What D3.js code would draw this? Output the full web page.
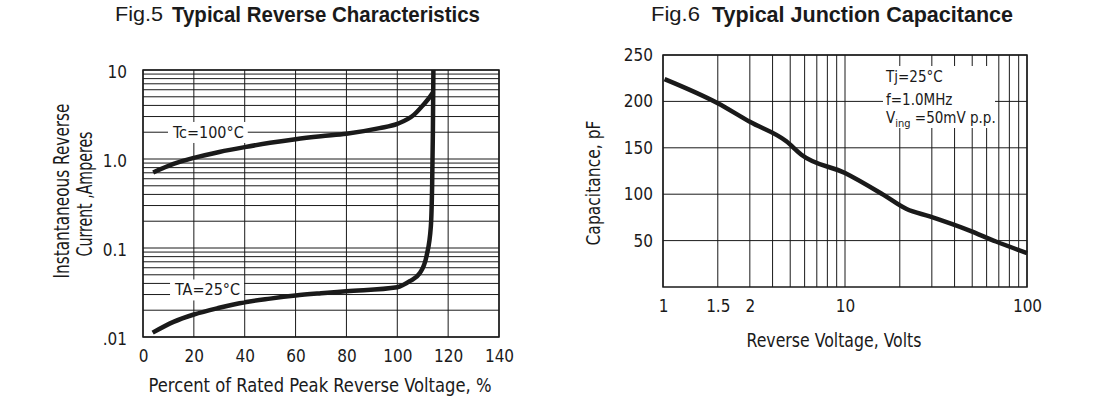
<!DOCTYPE html>
<html lang="en">
<head>
  <meta charset="UTF-8">
  <title>Fig.5 / Fig.6</title>
  <style>
    body { margin: 0; background: #fff; }
    text { font-family: 'Liberation Sans Narrow', 'DejaVu Sans Condensed', 'Arial Narrow', sans-serif; fill: #1a1a1a; }
    .bold { font-family: 'Liberation Sans', Arial, sans-serif; font-weight: bold; }
    .plain { font-family: 'Liberation Sans', Arial, sans-serif; }
  </style>
</head>
<body>
  <svg id="svg" width="1100" height="398"></svg>

  <script src="https://d3js.org/d3.v7.min.js"></script>
  <script>
    // Fig.5 data - percent of rated voltage vs reverse current (A)
    const pctTicks = [0, 20, 40, 60, 80, 100, 120, 140]
    const currentTicks = [0.01, 0.1, 1, 10]
    const currentTickLabels = ['.01', '0.1', '1.0', '10']

    const tc100Pct = [4, 12, 20, 30, 40, 50, 60, 70, 80, 93, 100, 106.5, 110.2, 112.9, 114.2]
    const tc100Amp = [0.706, 0.88, 1.03, 1.2, 1.36, 1.52, 1.67, 1.8, 1.92, 2.22, 2.48, 3.13, 4.05, 5.02, 5.7]

    const ta25Pct = [3.8, 12, 20, 30, 40, 50, 60, 70, 80, 100, 104.9, 108.8, 111.5, 113.2, 113.7, 114.0, 114.2]
    const ta25Amp = [0.0112, 0.0148, 0.0179, 0.0213, 0.0246, 0.027, 0.0292, 0.031, 0.0327, 0.0363, 0.0424, 0.052, 0.081, 0.175, 0.5, 2, 10]

    // Fig.6 data - reverse voltage (V) vs capacitance (pF)
    const voltTicks = [1, 2, 3, 10, 100]
    const voltTickLabels = ['1', '1.5', '2', '10', '100']
    const capTicks = [50, 100, 150, 200, 250]

    const capVolts = [1.02, 2, 3, 4.76, 5.76, 10, 16.2, 21.8, 29.2, 48, 67.5, 100]
    const capPf = [224, 198, 178, 157, 142.6, 122.8, 99.5, 84, 76, 61, 49, 36.6]

    const svg = d3.select('#svg')
    const ink = '#1a1a1a'

    // ---------- Fig.5 ----------
    const xL = d3.scaleLinear().domain([0, 140]).range([143, 499])
    const yL = d3.scaleLog().domain([0.01, 10]).range([337, 70])

    const left = svg.append('g')

    // grid
    left.append('g')
      .selectAll('line')
      .data(yL.ticks())
      .enter()
      .append('line')
      .attr('x1', xL(0)).attr('x2', xL(140))
      .attr('y1', d => yL(d)).attr('y2', d => yL(d))
      .attr('stroke', ink).attr('stroke-width', 1)

    left.append('g')
      .selectAll('line')
      .data(pctTicks)
      .enter()
      .append('line')
      .attr('x1', d => xL(d)).attr('x2', d => xL(d))
      .attr('y1', yL(0.01)).attr('y2', yL(10))
      .attr('stroke', ink).attr('stroke-width', 1)

    left.append('rect')
      .attr('x', xL(0)).attr('y', yL(10))
      .attr('width', xL(140) - xL(0)).attr('height', yL(0.01) - yL(10))
      .attr('fill', 'none').attr('stroke', ink).attr('stroke-width', 1.5)

    // axes (labels only)
    left.append('g')
      .attr('transform', `translate(${xL(0)},0)`)
      .call(d3.axisLeft(yL).tickValues(currentTicks)
        .tickFormat((d, i) => currentTickLabels[i]).tickSize(0).tickPadding(16))
      .call(g => g.select('.domain').remove())
      .selectAll('text').style('font-size', '17px').attr('dy', '0.45em')

    left.append('g')
      .attr('transform', `translate(0,${yL(0.01)})`)
      .call(d3.axisBottom(xL).tickValues(pctTicks).tickSize(0).tickPadding(13))
      .call(g => g.select('.domain').remove())
      .selectAll('text').style('font-size', '17px')

    // curves
    const lineL = d3.line()
      .x(d => xL(d[0])).y(d => yL(d[1]))
      .curve(d3.curveMonotoneX)

    left.append('path')
      .attr('d', lineL(ta25Pct.map((p, i) => [p, ta25Amp[i]])))
      .attr('fill', 'none').attr('stroke', ink).attr('stroke-width', 4.5)
      .attr('stroke-linejoin', 'round')

    left.append('path')
      .attr('d', lineL(tc100Pct.map((p, i) => [p, tc100Amp[i]])))
      .attr('fill', 'none').attr('stroke', ink).attr('stroke-width', 4.5)
      .attr('stroke-linecap', 'butt')

    // curve labels with white background
    function boxedLabel(g, x, y, txt) {
      const t = g.append('text')
        .attr('x', x).attr('y', y).attr('dy', '0.36em')
        .style('font-size', '16px')
        .text(txt)
      const b = t.node().getBBox()
      g.insert('rect', 'text')
        .attr('x', b.x - 4).attr('y', b.y - 1)
        .attr('width', b.width + 8).attr('height', b.height + 2)
        .attr('fill', '#fff')
    }
    boxedLabel(left.append('g'), xL(11.8), yL(2), 'Tc=100°C')
    boxedLabel(left.append('g'), xL(12.6), yL(0.034), 'TA=25°C')

    // titles
    left.append('text')
      .attr('x', 320).attr('y', 392).attr('text-anchor', 'middle')
      .attr('textLength', 343).attr('lengthAdjust', 'spacingAndGlyphs')
      .style('font-size', '19px')
      .text('Percent of Rated Peak  Reverse  Voltage, %')

    left.append('text')
      .attr('transform', 'translate(69,191) rotate(-90)')
      .attr('text-anchor', 'middle')
      .attr('textLength', 175).attr('lengthAdjust', 'spacingAndGlyphs')
      .style('font-size', '21px')
      .text('Instantaneous Reverse')

    left.append('text')
      .attr('transform', 'translate(92,194) rotate(-90)')
      .attr('text-anchor', 'middle')
      .attr('textLength', 125).attr('lengthAdjust', 'spacingAndGlyphs')
      .style('font-size', '21px')
      .text('Current ,Amperes')

    left.append('text')
      .attr('class', 'plain')
      .attr('x', 115).attr('y', 21)
      .attr('textLength', 48).attr('lengthAdjust', 'spacingAndGlyphs')
      .style('font-size', '21px')
      .text('Fig.5')

    left.append('text')
      .attr('class', 'bold')
      .attr('x', 172).attr('y', 22)
      .attr('textLength', 308).attr('lengthAdjust', 'spacingAndGlyphs')
      .style('font-size', '22px')
      .text('Typical Reverse  Characteristics')

    // ---------- Fig.6 ----------
    const xR = d3.scaleLog().domain([1, 100]).range([663, 1027])
    const yR = d3.scaleLinear().domain([0, 250]).range([287, 55])

    const right = svg.append('g')

    right.append('g')
      .selectAll('line')
      .data(xR.ticks())
      .enter()
      .append('line')
      .attr('x1', d => xR(d)).attr('x2', d => xR(d))
      .attr('y1', yR(0)).attr('y2', yR(250))
      .attr('stroke', ink).attr('stroke-width', 1)

    right.append('g')
      .selectAll('line')
      .data(capTicks)
      .enter()
      .append('line')
      .attr('x1', xR(1)).attr('x2', xR(100))
      .attr('y1', d => yR(d)).attr('y2', d => yR(d))
      .attr('stroke', ink).attr('stroke-width', 1)

    right.append('rect')
      .attr('x', xR(1)).attr('y', yR(250))
      .attr('width', xR(100) - xR(1)).attr('height', yR(0) - yR(250))
      .attr('fill', 'none').attr('stroke', ink).attr('stroke-width', 1.5)

    right.append('g')
      .attr('transform', `translate(${xR(1)},0)`)
      .call(d3.axisLeft(yR).tickValues(capTicks).tickSize(0).tickPadding(10))
      .call(g => g.select('.domain').remove())
      .selectAll('text').style('font-size', '17px')

    right.append('g')
      .attr('transform', `translate(0,${yR(0)})`)
      .call(d3.axisBottom(xR).tickValues(voltTicks)
        .tickFormat((d, i) => voltTickLabels[i]).tickSize(0).tickPadding(13))
      .call(g => g.select('.domain').remove())
      .selectAll('text').style('font-size', '17px')

    // annotation block
    const note = right.append('g')
    const noteBg = note.append('rect').attr('fill', '#fff')
    note.append('text').attr('x', 886).attr('y', 82).style('font-size', '15px').text('Tj=25°C')
    note.append('text').attr('x', 886).attr('y', 105).style('font-size', '15px').text('f=1.0MHz')
    const vt = note.append('text').attr('x', 886).attr('y', 123).style('font-size', '15px')
    vt.append('tspan').text('V')
    vt.append('tspan').attr('dy', 4).style('font-size', '11px').text('ing')
    vt.append('tspan').attr('dy', -4).text(' =50mV p.p.')
    noteBg.attr('x', 883).attr('y', 66).attr('width', 112).attr('height', 62)

    right.append('path')
      .attr('d', d3.line()
        .x(d => xR(d[0])).y(d => yR(d[1]))
        .curve(d3.curveMonotoneX)(capVolts.map((v, i) => [v, capPf[i]])))
      .attr('fill', 'none').attr('stroke', ink).attr('stroke-width', 4.5)
      .attr('stroke-linejoin', 'round')

    right.append('text')
      .attr('x', 834).attr('y', 347).attr('text-anchor', 'middle')
      .attr('textLength', 175).attr('lengthAdjust', 'spacingAndGlyphs')
      .style('font-size', '20px')
      .text('Reverse Voltage, Volts')

    right.append('text')
      .attr('transform', 'translate(600,183) rotate(-90)')
      .attr('text-anchor', 'middle')
      .attr('textLength', 125).attr('lengthAdjust', 'spacingAndGlyphs')
      .style('font-size', '20px')
      .text('Capacitance, pF')

    right.append('text')
      .attr('class', 'plain')
      .attr('x', 651).attr('y', 21)
      .attr('textLength', 49).attr('lengthAdjust', 'spacingAndGlyphs')
      .style('font-size', '21px')
      .text('Fig.6')

    right.append('text')
      .attr('class', 'bold')
      .attr('x', 712).attr('y', 22)
      .attr('textLength', 301).attr('lengthAdjust', 'spacingAndGlyphs')
      .style('font-size', '22px')
      .text('Typical Junction Capacitance')
  </script>
</body>
</html>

# What you are asked to do:
Omitting all pictures, restate exactly the lines of the material from its start through the line that contains "4.05, 5.02, 5.7]".

# Exercise solution:
What D3.js code would draw this? Output the full web page.
<!DOCTYPE html>
<html lang="en">
<head>
  <meta charset="UTF-8">
  <title>Fig.5 / Fig.6</title>
  <style>
    body { margin: 0; background: #fff; }
    text { font-family: 'Liberation Sans Narrow', 'DejaVu Sans Condensed', 'Arial Narrow', sans-serif; fill: #1a1a1a; }
    .bold { font-family: 'Liberation Sans', Arial, sans-serif; font-weight: bold; }
    .plain { font-family: 'Liberation Sans', Arial, sans-serif; }
  </style>
</head>
<body>
  <svg id="svg" width="1100" height="398"></svg>

  <script src="https://d3js.org/d3.v7.min.js"></script>
  <script>
    // Fig.5 data - percent of rated voltage vs reverse current (A)
    const pctTicks = [0, 20, 40, 60, 80, 100, 120, 140]
    const currentTicks = [0.01, 0.1, 1, 10]
    const currentTickLabels = ['.01', '0.1', '1.0', '10']

    const tc100Pct = [4, 12, 20, 30, 40, 50, 60, 70, 80, 93, 100, 106.5, 110.2, 112.9, 114.2]
    const tc100Amp = [0.706, 0.88, 1.03, 1.2, 1.36, 1.52, 1.67, 1.8, 1.92, 2.22, 2.48, 3.13, 4.05, 5.02, 5.7]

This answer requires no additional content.